# PROBLEM:
Write the data below out exactly as it stands. Do not include the pictures.

# RECORDS FOR THIS TASK:
'''

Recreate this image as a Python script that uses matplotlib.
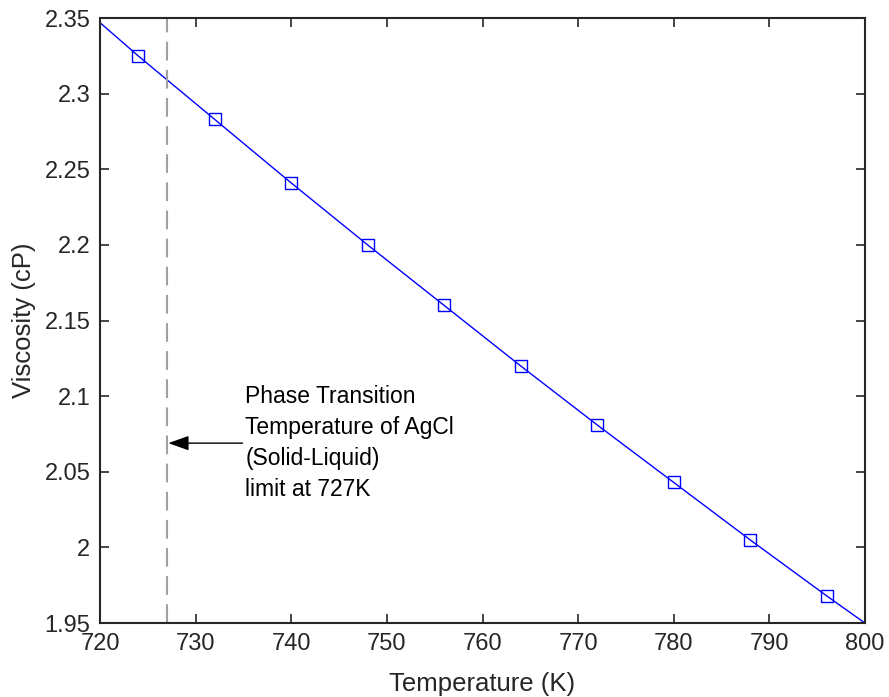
import matplotlib
matplotlib.use("Agg")
import matplotlib.pyplot as plt

plt.rcParams['font.family'] = ['Liberation Sans', 'DejaVu Sans']

# measured points
temps = [724, 732, 740, 748, 756, 764, 772, 780, 788, 796]
visc = [2.325, 2.283, 2.241, 2.200, 2.160, 2.120, 2.081, 2.043, 2.005, 1.968]

# fitted line across the full range
line_t = [720, 724, 732, 740, 748, 756, 764, 772, 780, 788, 796, 800]
line_v = [2.347, 2.325, 2.283, 2.241, 2.200, 2.160, 2.120, 2.081, 2.043, 2.005, 1.968, 1.950]

transition_t = 727
note = "Phase Transition\nTemperature of AgCl\n(Solid-Liquid)\nlimit at 727K"

dark = '#262626'

fig = plt.figure(figsize=(8.89, 6.97), dpi=100)
ax = fig.add_axes([0.1125, 0.106, 0.8605, 0.868])

ax.plot(line_t, line_v, '-', color='#0000ff', lw=1.0)
ax.plot(temps, visc, 's', color='#0000ff', mfc='none', ms=9, mew=1.0)
ax.axvline(transition_t, color='#a0a0a0', lw=1.5, dashes=(9, 4.5))

ax.annotate(note, xy=(transition_t, 2.069), xytext=(735.2, 2.069),
            fontsize=16.5, color='black', va='center', ha='left', linespacing=1.45,
            arrowprops=dict(arrowstyle='-|>,head_length=0.7,head_width=0.25',
                            color='black', lw=1.0,
                            mutation_scale=18, shrinkA=0, shrinkB=1))

ax.set_xlim(720, 800)
ax.set_ylim(1.95, 2.35)
ax.set_xticks(range(720, 801, 10))
ax.set_yticks([1.95, 2.0, 2.05, 2.1, 2.15, 2.2, 2.25, 2.3, 2.35])
ax.set_yticklabels(['1.95', '2', '2.05', '2.1', '2.15', '2.2', '2.25', '2.3', '2.35'])

ax.tick_params(direction='in', top=True, right=True, length=6.5, width=1.2,
               labelsize=17, colors=dark, pad=7)
for s in ax.spines.values():
    s.set_color(dark)
    s.set_linewidth(1.5)

ax.set_xlabel('Temperature (K)', fontsize=18.5, color=dark, labelpad=12)
ax.set_ylabel('Viscosity (cP)', fontsize=18.5, color=dark, labelpad=6)

fig.savefig('out.png', dpi=100)
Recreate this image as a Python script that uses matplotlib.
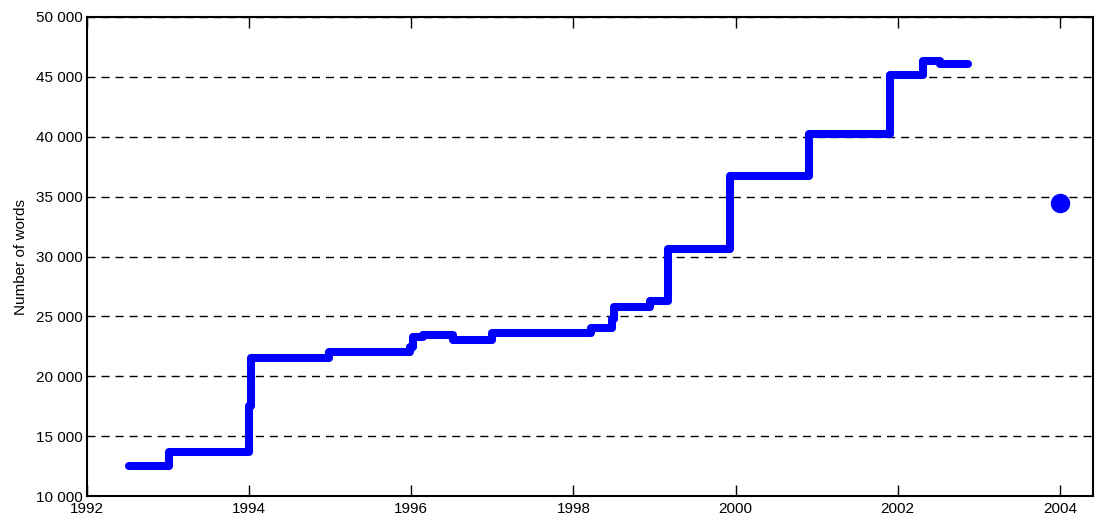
import matplotlib.pyplot as plt
from matplotlib.ticker import FuncFormatter

# dates of each change (decimal years) and word count after the change
dates = [1992.52, 1993.01, 1994.00, 1994.02, 1994.98, 1995.98, 1996.02, 1996.15,
         1996.51, 1997.00, 1998.22, 1998.47, 1998.50, 1998.95, 1999.17,
         1999.93, 2000.91, 2001.90, 2002.31, 2002.52, 2002.87]
words = [12500, 13700, 17500, 21500, 22000, 22450, 23300, 23450,
         23050, 23650, 24000, 24800, 25750, 26300, 30650,
         36700, 40200, 45150, 46350, 46050, 46050]

point_date = [2004.0]
point_words = [34450]

x_ticks = [1992, 1994, 1996, 1998, 2000, 2002, 2004]
y_ticks = [10000, 15000, 20000, 25000, 30000, 35000, 40000, 45000, 50000]

plt.rcParams["font.family"] = ["Liberation Sans", "DejaVu Sans"]

fig = plt.figure(figsize=(10.96, 5.23), dpi=100)
ax = fig.add_axes([0.0794, 0.0516, 0.9179, 0.9159])

ax.step(dates, words, where="post", color="#0000ff", linewidth=5.8,
        solid_capstyle="round", solid_joinstyle="round", zorder=3)
ax.plot(point_date, point_words, "o", color="#0000ff", markersize=13, zorder=3)

ax.set_xlim(1992, 2004.41)
ax.set_ylim(10000, 50000)
ax.set_xticks(x_ticks)
ax.set_yticks(y_ticks)
ax.yaxis.set_major_formatter(FuncFormatter(lambda v, p: f"{int(v):,}".replace(",", " ")))

ax.yaxis.grid(True, color="black", linewidth=1.0, linestyle=(0, (5.8, 4.3)), zorder=1)
ax.set_axisbelow(True)

ax.tick_params(axis="x", direction="in", length=8, width=1, top=True,
               labelsize=11, pad=4)
ax.tick_params(axis="y", length=0, labelsize=11, pad=3)
for s in ax.spines.values():
    s.set_linewidth(1.5)

ax.set_ylabel("Number of words", fontsize=11, labelpad=6)

fig.savefig("out.png", dpi=100)
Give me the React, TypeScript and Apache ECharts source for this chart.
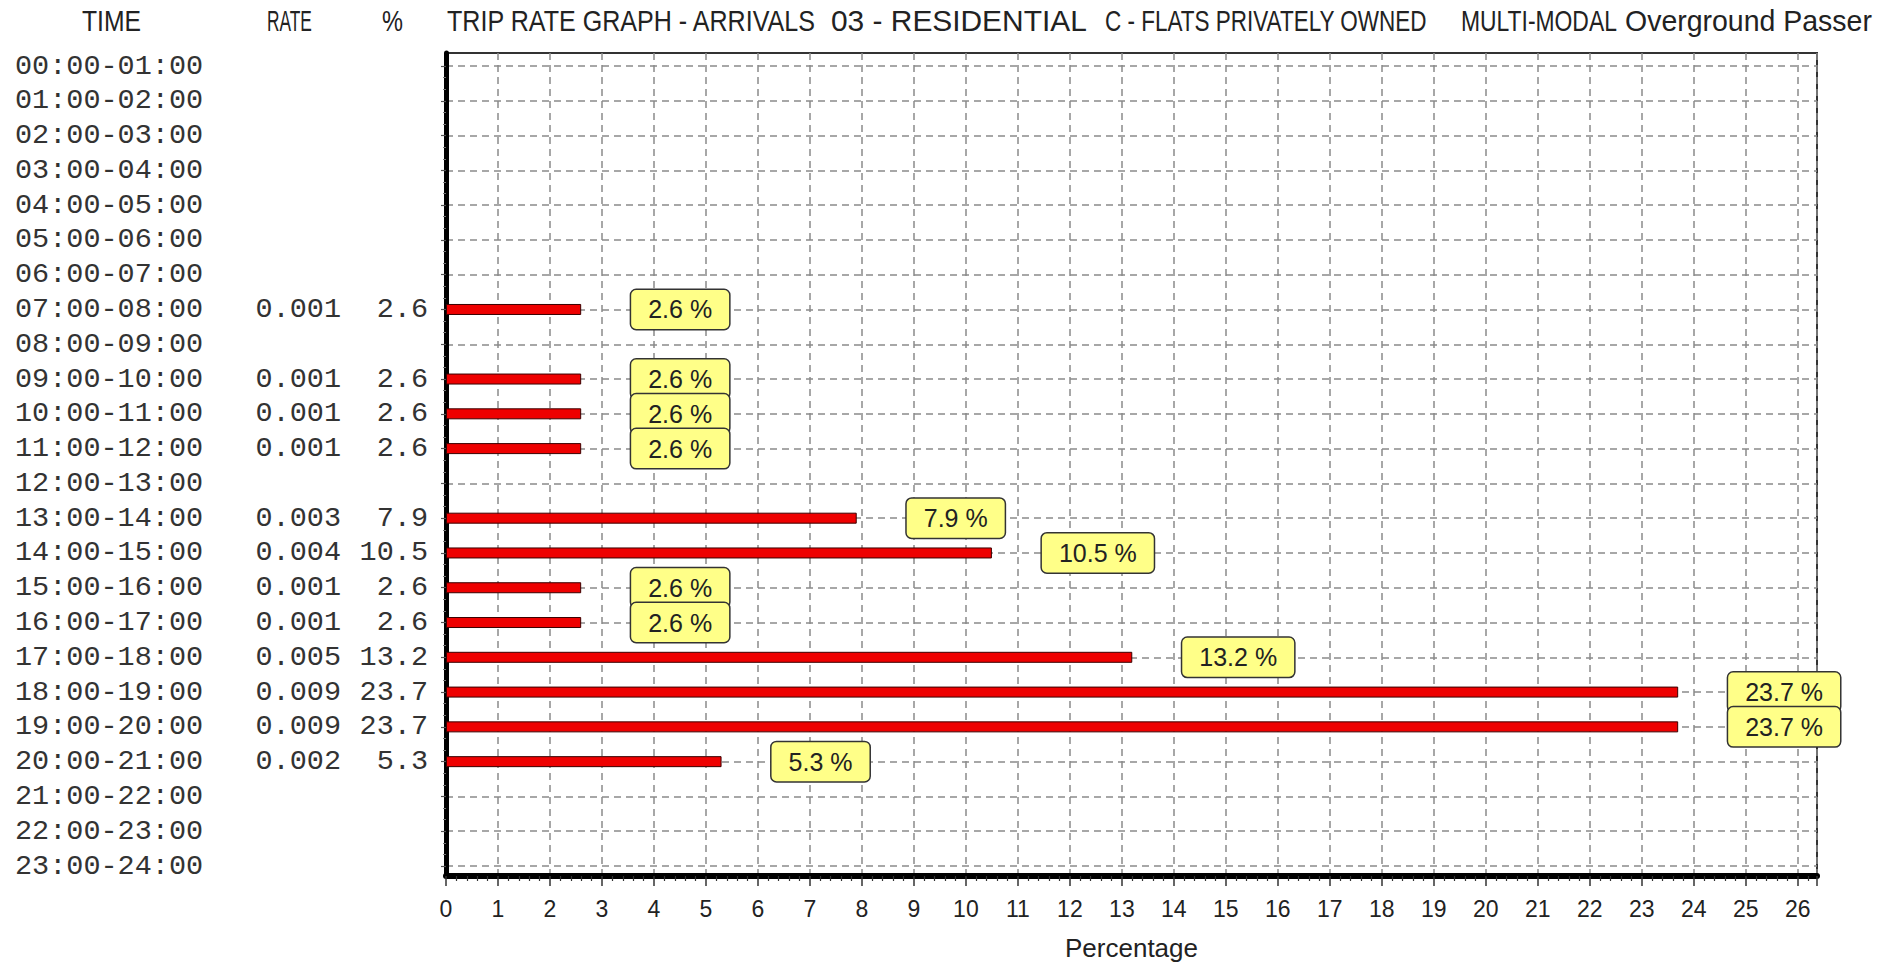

'''

# TASK OUTPUT:
Recreate this image as a Python script that uses matplotlib.
import matplotlib
matplotlib.use("Agg")
import matplotlib.pyplot as plt

plt.rcParams['font.family'] = ['Liberation Sans', 'DejaVu Sans']

# measured points
temps = [724, 732, 740, 748, 756, 764, 772, 780, 788, 796]
visc = [2.325, 2.283, 2.241, 2.200, 2.160, 2.120, 2.081, 2.043, 2.005, 1.968]

# fitted line across the full range
line_t = [720, 724, 732, 740, 748, 756, 764, 772, 780, 788, 796, 800]
line_v = [2.347, 2.325, 2.283, 2.241, 2.200, 2.160, 2.120, 2.081, 2.043, 2.005, 1.968, 1.950]

transition_t = 727
note = "Phase Transition\nTemperature of AgCl\n(Solid-Liquid)\nlimit at 727K"

dark = '#262626'

fig = plt.figure(figsize=(8.89, 6.97), dpi=100)
ax = fig.add_axes([0.1125, 0.106, 0.8605, 0.868])

ax.plot(line_t, line_v, '-', color='#0000ff', lw=1.0)
ax.plot(temps, visc, 's', color='#0000ff', mfc='none', ms=9, mew=1.0)
ax.axvline(transition_t, color='#a0a0a0', lw=1.5, dashes=(9, 4.5))

ax.annotate(note, xy=(transition_t, 2.069), xytext=(735.2, 2.069),
            fontsize=16.5, color='black', va='center', ha='left', linespacing=1.45,
            arrowprops=dict(arrowstyle='-|>,head_length=0.7,head_width=0.25',
                            color='black', lw=1.0,
                            mutation_scale=18, shrinkA=0, shrinkB=1))

ax.set_xlim(720, 800)
ax.set_ylim(1.95, 2.35)
ax.set_xticks(range(720, 801, 10))
ax.set_yticks([1.95, 2.0, 2.05, 2.1, 2.15, 2.2, 2.25, 2.3, 2.35])
ax.set_yticklabels(['1.95', '2', '2.05', '2.1', '2.15', '2.2', '2.25', '2.3', '2.35'])

ax.tick_params(direction='in', top=True, right=True, length=6.5, width=1.2,
               labelsize=17, colors=dark, pad=7)
for s in ax.spines.values():
    s.set_color(dark)
    s.set_linewidth(1.5)

ax.set_xlabel('Temperature (K)', fontsize=18.5, color=dark, labelpad=12)
ax.set_ylabel('Viscosity (cP)', fontsize=18.5, color=dark, labelpad=6)

fig.savefig('out.png', dpi=100)
Recreate this image as a Python script that uses matplotlib.
import matplotlib.pyplot as plt
from matplotlib.ticker import FuncFormatter

# dates of each change (decimal years) and word count after the change
dates = [1992.52, 1993.01, 1994.00, 1994.02, 1994.98, 1995.98, 1996.02, 1996.15,
         1996.51, 1997.00, 1998.22, 1998.47, 1998.50, 1998.95, 1999.17,
         1999.93, 2000.91, 2001.90, 2002.31, 2002.52, 2002.87]
words = [12500, 13700, 17500, 21500, 22000, 22450, 23300, 23450,
         23050, 23650, 24000, 24800, 25750, 26300, 30650,
         36700, 40200, 45150, 46350, 46050, 46050]

point_date = [2004.0]
point_words = [34450]

x_ticks = [1992, 1994, 1996, 1998, 2000, 2002, 2004]
y_ticks = [10000, 15000, 20000, 25000, 30000, 35000, 40000, 45000, 50000]

plt.rcParams["font.family"] = ["Liberation Sans", "DejaVu Sans"]

fig = plt.figure(figsize=(10.96, 5.23), dpi=100)
ax = fig.add_axes([0.0794, 0.0516, 0.9179, 0.9159])

ax.step(dates, words, where="post", color="#0000ff", linewidth=5.8,
        solid_capstyle="round", solid_joinstyle="round", zorder=3)
ax.plot(point_date, point_words, "o", color="#0000ff", markersize=13, zorder=3)

ax.set_xlim(1992, 2004.41)
ax.set_ylim(10000, 50000)
ax.set_xticks(x_ticks)
ax.set_yticks(y_ticks)
ax.yaxis.set_major_formatter(FuncFormatter(lambda v, p: f"{int(v):,}".replace(",", " ")))

ax.yaxis.grid(True, color="black", linewidth=1.0, linestyle=(0, (5.8, 4.3)), zorder=1)
ax.set_axisbelow(True)

ax.tick_params(axis="x", direction="in", length=8, width=1, top=True,
               labelsize=11, pad=4)
ax.tick_params(axis="y", length=0, labelsize=11, pad=3)
for s in ax.spines.values():
    s.set_linewidth(1.5)

ax.set_ylabel("Number of words", fontsize=11, labelpad=6)

fig.savefig("out.png", dpi=100)
Give me the React, TypeScript and Apache ECharts source for this chart.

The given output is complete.